> THE TASK: Print word for word the first line of the listing below and every line after it, through the line with "prev_close = 80425". Leave out the pictures and the rest.

> DATA BLOCK:
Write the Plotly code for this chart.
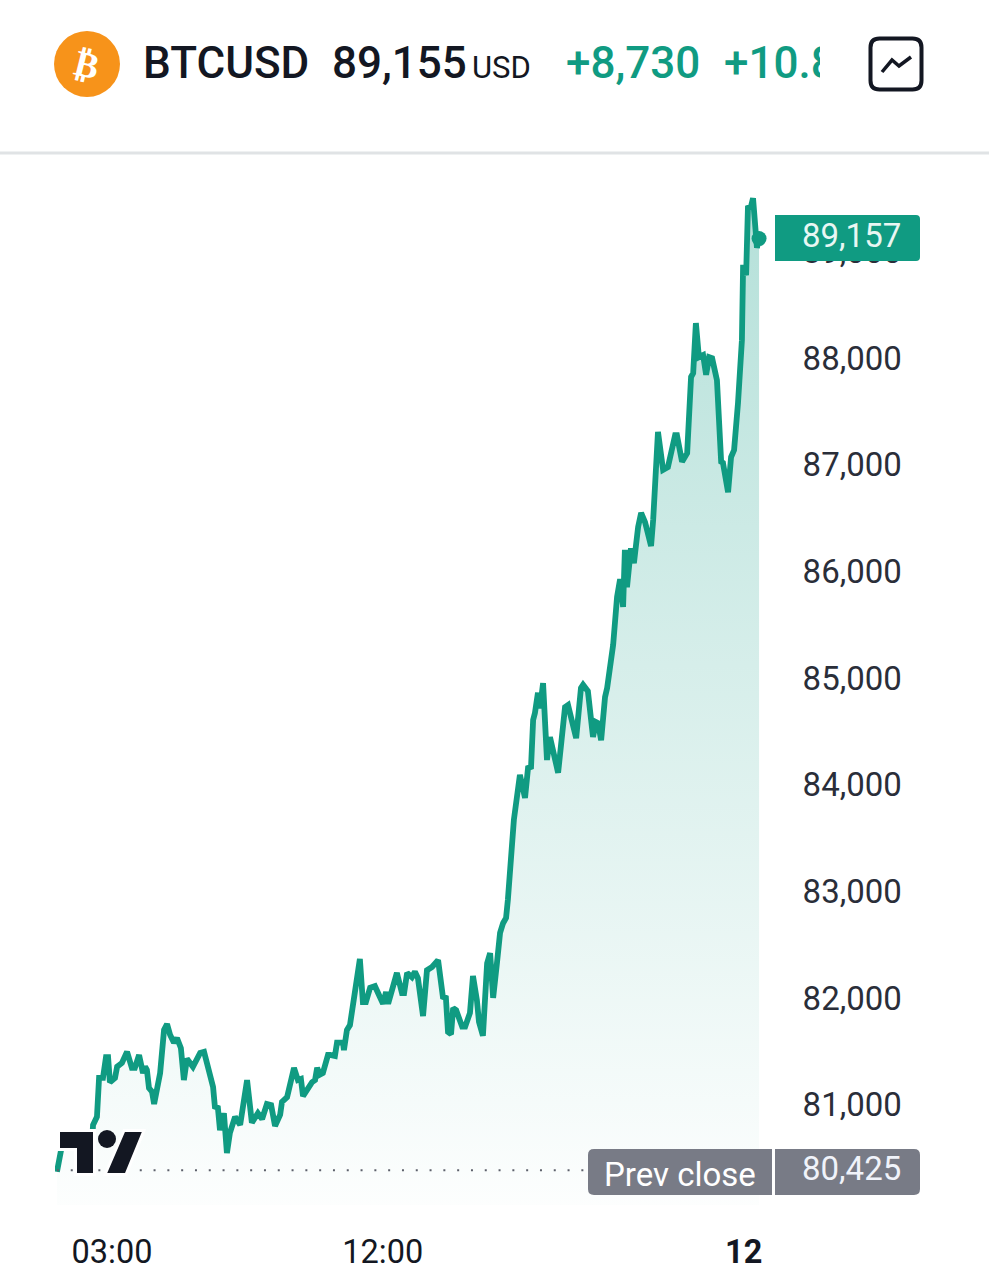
import plotly.graph_objects as go

W, H = 989, 1280
GREEN = "#109B82"
DARK = "#131722"
GREY = "#787B86"

symbol = "BTCUSD"
last_price = "89,155"
currency = "USD"
change = "+8,730"
change_pct = "+10.85%"
live_price = 89157
prev_close = 80425

hours = [1.17,1.27,1.34,1.77,2.10,2.34,2.37,2.5,2.57,2.7,2.8,2.87,2.93,3.1,3.17,3.33,3.5,3.66,3.76,3.9,4.03,4.1,4.16,4.23,4.33,4.4,4.6,4.73,4.83,4.93,5.06,5.16,5.29,5.39,5.49,5.69,5.93,6.06,6.36,6.42,6.52,6.59,6.72,6.82,6.92,7.09,7.26,7.49,7.65,7.85,7.99,8.15,8.29,8.42,8.59,8.65,8.82,9.05,9.18,9.28,9.35,9.65,9.75,9.82,9.91,10.01,10.18,10.25,10.41,10.48,10.68,10.71,10.81,10.91,11.08,11.24,11.34,11.44,11.58,11.74,12.01,12.11,12.18,12.47,12.64,12.71,12.81,12.97,13.07,13.17,13.34,13.47,13.64,13.84,14,14.1,14.17,14.27,14.34,14.44,14.64,14.74,14.9,15,15.13,15.2,15.33,15.47,15.57,15.67,15.8,15.9,16,16.1,16.16,16.26,16.36,16.56,16.73,16.83,16.93,17,17.06,17.16,17.23,17.33,17.46,17.56,17.83,18.06,18.16,18.43,18.59,18.66,18.82,18.99,19.09,19.16,19.26,19.39,19.46,19.66,19.79,19.89,19.99,20.05,20.12,20.25,20.35,20.49,20.59,20.72,20.92,20.99,21.15,21.32,21.48,21.72,21.78,21.95,22.12,22.25,22.32,22.41,22.51,22.65,22.75,22.85,22.95,23.11,23.25,23.31,23.48,23.58,23.68,23.81,23.94,23.98,24.08,24.14,24.24,24.31,24.38,24.44,24.51]
prices = [80410,80550,80662,80710,80662,80710,80850,80925,81290,81290,81485,81485,81250,81290,81395,81430,81535,81385,81385,81505,81335,81395,81365,81195,81160,81045,81335,81740,81795,81695,81620,81665,81570,81270,81470,81395,81525,81535,81205,81020,81010,80800,80960,80585,80775,80925,80850,81270,80870,80960,80905,81045,81035,80840,80945,81065,81110,81385,81270,81280,81120,81250,81270,81385,81320,81335,81505,81505,81495,81620,81620,81550,81740,81785,82085,82405,82000,82000,82135,82150,81985,82095,81985,82275,82085,82085,82275,82235,82285,82225,81870,82300,82330,82395,82050,82040,81720,81700,81945,81925,81770,81770,81900,82245,82020,81815,81685,82365,82460,82040,82375,82650,82740,82790,82960,83425,83710,84130,83915,84195,84205,84645,84710,84900,84755,84990,84270,84485,84150,84765,84785,84475,84945,84975,84915,84485,84625,84615,84455,84860,84945,85350,85800,85965,85705,86240,85890,86255,86115,86455,86585,86500,86275,86520,87345,86990,87015,87315,87315,87065,87145,87860,87895,88365,88045,88065,87880,88045,88035,87830,87065,87055,86780,87110,87175,87615,88205,88910,88815,89445,89455,89535,89235,89070,89160]

price_ticks = [81000, 82000, 83000, 84000, 85000, 86000, 87000, 88000, 89000]
price_labels = ["81,000", "82,000", "83,000", "84,000", "85,000", "86,000", "87,000", "88,000", "89,000"]
time_ticks = [3, 12, 24]
time_labels = ["03:00", "12:00", "<b>12</b>"]


def px(x, y):
    return f"{x / W:.5f} {1 - y / H:.5f}"


def poly(points):
    return "M " + " L ".join(px(x, y) for x, y in points) + " Z"


def badge(x0, y0, x1, y1, rl, rr):
    return (f"M {px(x0 + rl, y0)} L {px(x1 - rr, y0)} Q {px(x1, y0)} {px(x1, y0 + rr)} "
            f"L {px(x1, y1 - rr)} Q {px(x1, y1)} {px(x1 - rr, y1)} L {px(x0 + rl, y1)} "
            f"Q {px(x0, y1)} {px(x0, y1 - rl)} L {px(x0, y0 + rl)} Q {px(x0, y0)} {px(x0 + rl, y0)} Z")


def shape_path(path, color, line=None, lw=0, layer="above"):
    return dict(type="path", xref="paper", yref="paper", path=path, fillcolor=color,
                line=dict(color=line or color, width=lw), layer=layer)


def label(x, y, text, size, color, anchor="left", weight=400):
    return dict(x=x / W, y=1 - y / H, xref="paper", yref="paper", text=text, showarrow=False,
                xanchor=anchor, yanchor="middle",
                font=dict(family="Roboto", size=size, color=color, weight=weight))


fig = go.Figure()

fig.add_trace(go.Scatter(
    x=hours, y=prices, mode="lines", line=dict(color=GREEN, width=5.8, shape="linear"),
    fill="tozeroy", fillcolor="rgba(8,153,129,0.2)",
    fillgradient=dict(type="vertical", start=80100, stop=89157,
                      colorscale=[[0, "rgba(8,153,129,0.01)"], [1, "rgba(8,153,129,0.29)"]]),
    showlegend=False, hoverinfo="skip"))

# dotted previous close level
fig.add_trace(go.Scatter(
    x=[hours[0], 18.82], y=[prev_close, prev_close], mode="lines",
    line=dict(color="#5D606B", width=2, dash="2px,11.8px"), showlegend=False, hoverinfo="skip"))

fig.add_trace(go.Scatter(
    x=hours[-1:], y=[live_price], mode="markers", marker=dict(color=GREEN, size=15),
    showlegend=False, hoverinfo="skip"))

# clipped percent change, same as in the header of the widget
fig.add_trace(go.Scatter(
    x=[724], y=[67], text=[change_pct], mode="text", textposition="middle right", xaxis="x2", yaxis="y2",
    textfont=dict(family="Roboto", size=44, color=GREEN, weight=500), cliponaxis=True,
    showlegend=False, hoverinfo="skip"))

shapes = [
    dict(type="circle", xref="paper", yref="paper", x0=54 / W, x1=120 / W, y0=1 - 97 / H, y1=1 - 31 / H,
         fillcolor="#F7931A", line=dict(width=0)),
    dict(type="line", xref="paper", yref="paper", x0=0, x1=1, y0=1 - 153 / H, y1=1 - 153 / H,
         line=dict(color="#E0E3E5", width=3)),
    dict(type="path", xref="paper", yref="paper", path=badge(870.5, 38.5, 921.5, 89.5, 9, 9),
         fillcolor="rgba(0,0,0,0)", line=dict(color=DARK, width=4)),
    dict(type="path", xref="paper", yref="paper",
         path="M " + " L ".join(px(x, y) for x, y in [(882, 72), (892, 60), (899, 66), (911, 57)]),
         line=dict(color=DARK, width=3.5)),
    # TradingView mark
    shape_path(poly([(58.5, 1130.5), (94.5, 1130.5), (94.5, 1174.5), (75.5, 1174.5), (75.5, 1149.5), (58.5, 1149.5)]),
               DARK, "white", 3),
    shape_path(poly([(124, 1130.5), (144, 1130.5), (126, 1174.5), (105, 1174.5)]), DARK, "white", 3),
    dict(type="circle", xref="paper", yref="paper", x0=98 / W, x1=116 / W, y0=1 - 1148 / H, y1=1 - 1130 / H,
         fillcolor=DARK, line=dict(width=0), layer="above"),
    # price badges
    shape_path(badge(775, 215, 920, 261, 0, 4), GREEN),
    shape_path(badge(588, 1149, 772, 1195, 6, 0), GREY),
    shape_path(badge(775, 1149, 920, 1195, 0, 6), GREY),
]

annotations = [
    dict(x=87 / W, y=1 - 64 / H, xref="paper", yref="paper", text="<b>₿</b>", showarrow=False, textangle=14,
         xanchor="center", yanchor="middle", font=dict(family="DejaVu Sans", size=36, color="white")),
    label(141, 63, symbol, 44, DARK, weight=500),
    label(330, 63, last_price, 44, DARK, weight=500),
    label(470, 67, currency, 31, DARK),
    label(564, 63, change, 44, GREEN, weight=500),
    label(903, 235, f"{live_price:,}", 33, "#E8F7F3", "right"),
    label(680, 1174, "Prev close", 33, "white", "center"),
    label(903, 1168, f"{prev_close:,}", 33, "#F0F3FA", "right"),
]

fig.update_layout(
    width=W, height=H, margin=dict(l=0, r=0, t=0, b=0),
    paper_bgcolor="white", plot_bgcolor="white",
    shapes=shapes, annotations=annotations,
    xaxis=dict(domain=[55 / W, 775 / W], range=[1.105, 25.04], tickmode="array", tickvals=time_ticks,
               ticktext=time_labels, showgrid=False, zeroline=False, showline=False,
               ticks="outside", ticklen=18, tickcolor="rgba(0,0,0,0)",
               tickfont=dict(family="Roboto", size=32.5, color=DARK)),
    yaxis=dict(domain=[1 - 1204.9 / H, 1 - 175.3 / H], range=[80100, 89750], side="right",
               tickmode="array", tickvals=price_ticks, ticktext=price_labels, showgrid=False,
               zeroline=False, showline=False, ticks="outside", ticklen=20, tickcolor="rgba(0,0,0,0)",
               ticklabelshift=-4, tickfont=dict(family="Roboto", size=33, color="#2A2E39")),
    xaxis2=dict(domain=[0, 820 / W], range=[0, 820], visible=False, anchor="y2"),
    yaxis2=dict(domain=[1 - 130 / H, 1], range=[130, 0], visible=False, anchor="x2"),
)

# page body has a default 8px margin, drop it so the figure fills the window
fig.write_html("out.html", config=dict(displayModeBar=False), post_script="document.body.style.margin='0';")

> EXPECTED OUTPUT:
Write the Plotly code for this chart.
import plotly.graph_objects as go

W, H = 989, 1280
GREEN = "#109B82"
DARK = "#131722"
GREY = "#787B86"

symbol = "BTCUSD"
last_price = "89,155"
currency = "USD"
change = "+8,730"
change_pct = "+10.85%"
live_price = 89157
prev_close = 80425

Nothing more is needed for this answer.